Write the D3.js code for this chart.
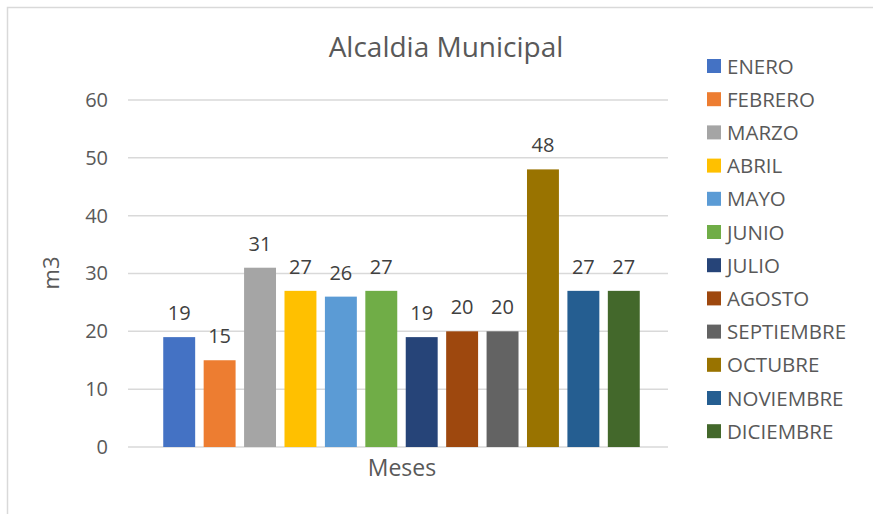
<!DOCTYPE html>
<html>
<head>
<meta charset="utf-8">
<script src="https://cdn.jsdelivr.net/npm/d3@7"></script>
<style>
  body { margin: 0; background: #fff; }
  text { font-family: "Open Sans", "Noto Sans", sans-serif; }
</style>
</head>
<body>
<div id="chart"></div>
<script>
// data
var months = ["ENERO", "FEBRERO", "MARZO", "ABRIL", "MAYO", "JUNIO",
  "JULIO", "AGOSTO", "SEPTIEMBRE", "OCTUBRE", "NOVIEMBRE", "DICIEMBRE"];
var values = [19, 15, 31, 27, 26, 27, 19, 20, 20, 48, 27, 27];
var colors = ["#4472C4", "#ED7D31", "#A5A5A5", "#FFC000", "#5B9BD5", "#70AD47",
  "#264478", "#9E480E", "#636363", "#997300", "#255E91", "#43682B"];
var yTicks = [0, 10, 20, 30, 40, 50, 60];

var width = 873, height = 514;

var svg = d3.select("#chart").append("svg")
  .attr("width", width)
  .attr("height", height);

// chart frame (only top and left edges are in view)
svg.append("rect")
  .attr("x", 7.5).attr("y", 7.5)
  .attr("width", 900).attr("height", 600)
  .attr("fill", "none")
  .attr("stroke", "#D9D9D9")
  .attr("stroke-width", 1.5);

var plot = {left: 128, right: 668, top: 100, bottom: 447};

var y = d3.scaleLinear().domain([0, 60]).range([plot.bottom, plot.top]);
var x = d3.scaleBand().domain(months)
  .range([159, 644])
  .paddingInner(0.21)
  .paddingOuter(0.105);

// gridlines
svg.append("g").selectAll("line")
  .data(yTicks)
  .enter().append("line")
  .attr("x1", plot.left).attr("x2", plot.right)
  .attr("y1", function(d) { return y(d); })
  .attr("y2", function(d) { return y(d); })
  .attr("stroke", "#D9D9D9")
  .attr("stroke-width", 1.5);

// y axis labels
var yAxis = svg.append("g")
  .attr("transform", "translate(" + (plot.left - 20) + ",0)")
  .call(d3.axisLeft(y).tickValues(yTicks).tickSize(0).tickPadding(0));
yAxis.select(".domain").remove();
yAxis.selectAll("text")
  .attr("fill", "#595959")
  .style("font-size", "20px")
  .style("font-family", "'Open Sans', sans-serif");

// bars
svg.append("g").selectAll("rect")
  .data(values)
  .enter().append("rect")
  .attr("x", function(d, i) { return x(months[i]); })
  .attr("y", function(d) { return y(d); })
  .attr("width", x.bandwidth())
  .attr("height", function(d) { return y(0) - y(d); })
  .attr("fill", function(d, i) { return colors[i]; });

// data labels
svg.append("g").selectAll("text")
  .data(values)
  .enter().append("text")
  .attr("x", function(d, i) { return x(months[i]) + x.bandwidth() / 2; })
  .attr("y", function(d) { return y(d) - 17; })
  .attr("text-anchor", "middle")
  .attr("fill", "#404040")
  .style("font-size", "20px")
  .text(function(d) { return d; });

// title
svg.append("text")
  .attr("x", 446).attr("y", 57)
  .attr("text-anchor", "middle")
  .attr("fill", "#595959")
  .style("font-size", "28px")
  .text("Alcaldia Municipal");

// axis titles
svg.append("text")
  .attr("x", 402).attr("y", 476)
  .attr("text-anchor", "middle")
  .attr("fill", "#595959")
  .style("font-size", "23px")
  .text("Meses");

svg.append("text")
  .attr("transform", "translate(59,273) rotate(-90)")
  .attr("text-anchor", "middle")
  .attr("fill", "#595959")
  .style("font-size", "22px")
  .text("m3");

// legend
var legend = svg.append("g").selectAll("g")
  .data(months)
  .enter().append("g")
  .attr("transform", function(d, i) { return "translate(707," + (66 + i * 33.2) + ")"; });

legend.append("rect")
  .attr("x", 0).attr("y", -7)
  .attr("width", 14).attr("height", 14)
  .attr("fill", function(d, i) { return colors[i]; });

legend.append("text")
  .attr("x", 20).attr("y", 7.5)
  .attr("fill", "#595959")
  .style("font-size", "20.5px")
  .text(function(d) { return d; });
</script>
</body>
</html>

### Exercise description
Reproduce every line exactly and omit all pictures.

### Task solution
Write the D3.js code for this chart.
<!DOCTYPE html>
<html>
<head>
<meta charset="utf-8">
<script src="https://cdn.jsdelivr.net/npm/d3@7"></script>
<style>
  body { margin: 0; background: #fff; }
  text { font-family: "Open Sans", "Noto Sans", sans-serif; }
</style>
</head>
<body>
<div id="chart"></div>
<script>
// data
var months = ["ENERO", "FEBRERO", "MARZO", "ABRIL", "MAYO", "JUNIO",
  "JULIO", "AGOSTO", "SEPTIEMBRE", "OCTUBRE", "NOVIEMBRE", "DICIEMBRE"];
var values = [19, 15, 31, 27, 26, 27, 19, 20, 20, 48, 27, 27];
var colors = ["#4472C4", "#ED7D31", "#A5A5A5", "#FFC000", "#5B9BD5", "#70AD47",
  "#264478", "#9E480E", "#636363", "#997300", "#255E91", "#43682B"];
var yTicks = [0, 10, 20, 30, 40, 50, 60];

var width = 873, height = 514;

var svg = d3.select("#chart").append("svg")
  .attr("width", width)
  .attr("height", height);

// chart frame (only top and left edges are in view)
svg.append("rect")
  .attr("x", 7.5).attr("y", 7.5)
  .attr("width", 900).attr("height", 600)
  .attr("fill", "none")
  .attr("stroke", "#D9D9D9")
  .attr("stroke-width", 1.5);

var plot = {left: 128, right: 668, top: 100, bottom: 447};

var y = d3.scaleLinear().domain([0, 60]).range([plot.bottom, plot.top]);
var x = d3.scaleBand().domain(months)
  .range([159, 644])
  .paddingInner(0.21)
  .paddingOuter(0.105);

// gridlines
svg.append("g").selectAll("line")
  .data(yTicks)
  .enter().append("line")
  .attr("x1", plot.left).attr("x2", plot.right)
  .attr("y1", function(d) { return y(d); })
  .attr("y2", function(d) { return y(d); })
  .attr("stroke", "#D9D9D9")
  .attr("stroke-width", 1.5);

// y axis labels
var yAxis = svg.append("g")
  .attr("transform", "translate(" + (plot.left - 20) + ",0)")
  .call(d3.axisLeft(y).tickValues(yTicks).tickSize(0).tickPadding(0));
yAxis.select(".domain").remove();
yAxis.selectAll("text")
  .attr("fill", "#595959")
  .style("font-size", "20px")
  .style("font-family", "'Open Sans', sans-serif");

// bars
svg.append("g").selectAll("rect")
  .data(values)
  .enter().append("rect")
  .attr("x", function(d, i) { return x(months[i]); })
  .attr("y", function(d) { return y(d); })
  .attr("width", x.bandwidth())
  .attr("height", function(d) { return y(0) - y(d); })
  .attr("fill", function(d, i) { return colors[i]; });

// data labels
svg.append("g").selectAll("text")
  .data(values)
  .enter().append("text")
  .attr("x", function(d, i) { return x(months[i]) + x.bandwidth() / 2; })
  .attr("y", function(d) { return y(d) - 17; })
  .attr("text-anchor", "middle")
  .attr("fill", "#404040")
  .style("font-size", "20px")
  .text(function(d) { return d; });

// title
svg.append("text")
  .attr("x", 446).attr("y", 57)
  .attr("text-anchor", "middle")
  .attr("fill", "#595959")
  .style("font-size", "28px")
  .text("Alcaldia Municipal");

// axis titles
svg.append("text")
  .attr("x", 402).attr("y", 476)
  .attr("text-anchor", "middle")
  .attr("fill", "#595959")
  .style("font-size", "23px")
  .text("Meses");

svg.append("text")
  .attr("transform", "translate(59,273) rotate(-90)")
  .attr("text-anchor", "middle")
  .attr("fill", "#595959")
  .style("font-size", "22px")
  .text("m3");

// legend
var legend = svg.append("g").selectAll("g")
  .data(months)
  .enter().append("g")
  .attr("transform", function(d, i) { return "translate(707," + (66 + i * 33.2) + ")"; });

legend.append("rect")
  .attr("x", 0).attr("y", -7)
  .attr("width", 14).attr("height", 14)
  .attr("fill", function(d, i) { return colors[i]; });

legend.append("text")
  .attr("x", 20).attr("y", 7.5)
  .attr("fill", "#595959")
  .style("font-size", "20.5px")
  .text(function(d) { return d; });
</script>
</body>
</html>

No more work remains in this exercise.